Verlegung und Überstellung

(1) Die Jugendstrafgefangenen können abweichend vom Vollstreckungsplan in eine andere Anstalt verlegt werden, wenn

  1. die Erreichung des Vollzugsziels hierdurch gefördert wird,
  2. in erhöhtem Maße die Gefahr der Entweichung oder Befreiung gegeben ist oder sonst ihr Verhalten oder ihr Zustand eine Gefahr für die Sicherheit der Anstalt darstellt und die aufnehmende Anstalt zur sicheren Unterbringung der Jugendstrafgefangenen besser geeignet ist oder
  3. Gründe der Vollzugsorganisation oder andere wichtige Gründe dies erfordern.

(2) Die Jugendstrafgefangenen dürfen aus wichtigem Grund, insbesondere zur Durchführung medizinischer Maßnahmen, zur Begutachtung oder Besuchszusammenführung, befristet in eine andere Anstalt überführt werden (Überstellung).

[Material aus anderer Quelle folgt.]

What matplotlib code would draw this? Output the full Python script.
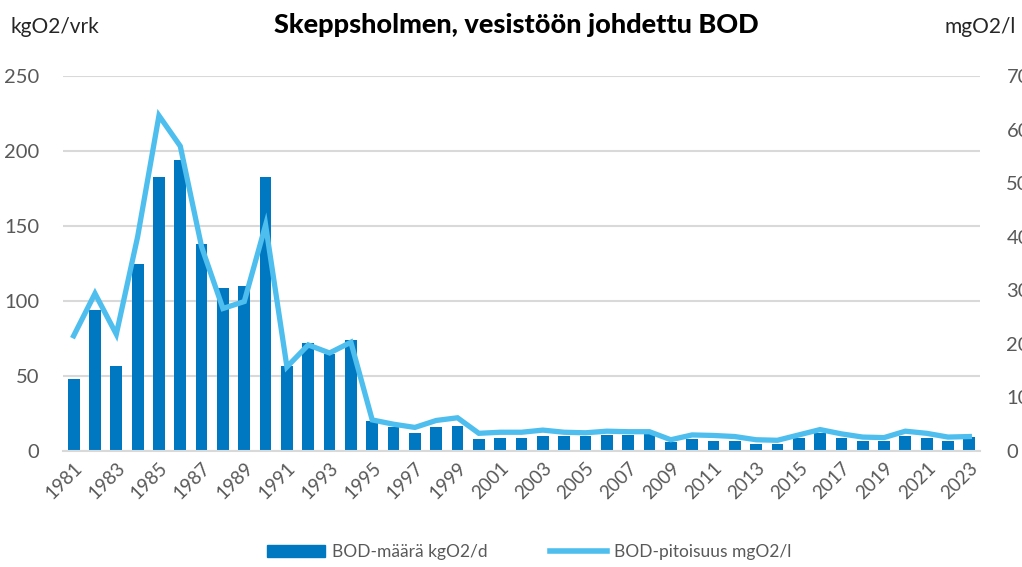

(3) Vor Verlegung oder vor Überstellung sind die Jugendstrafgefangenen anzuhören. Bei einer Gefährdung der Sicherheit kann dies auch nachgeholt werden. Die Personensorgeberechtigten werden von der Verlegung und Überstellung und die Vollstreckungsleiterin oder der Vollstreckungsleiter sowie das zuständige Jugendamt von der Verlegung unverzüglich benachrichtigt. Die Verteidigerinnen, Verteidiger und Beistände nach § 69 des Jugendgerichtsgesetzes erhalten auf Antrag der Jugendstrafgefangenen eine entsprechende Mitteilung über die Verlegung.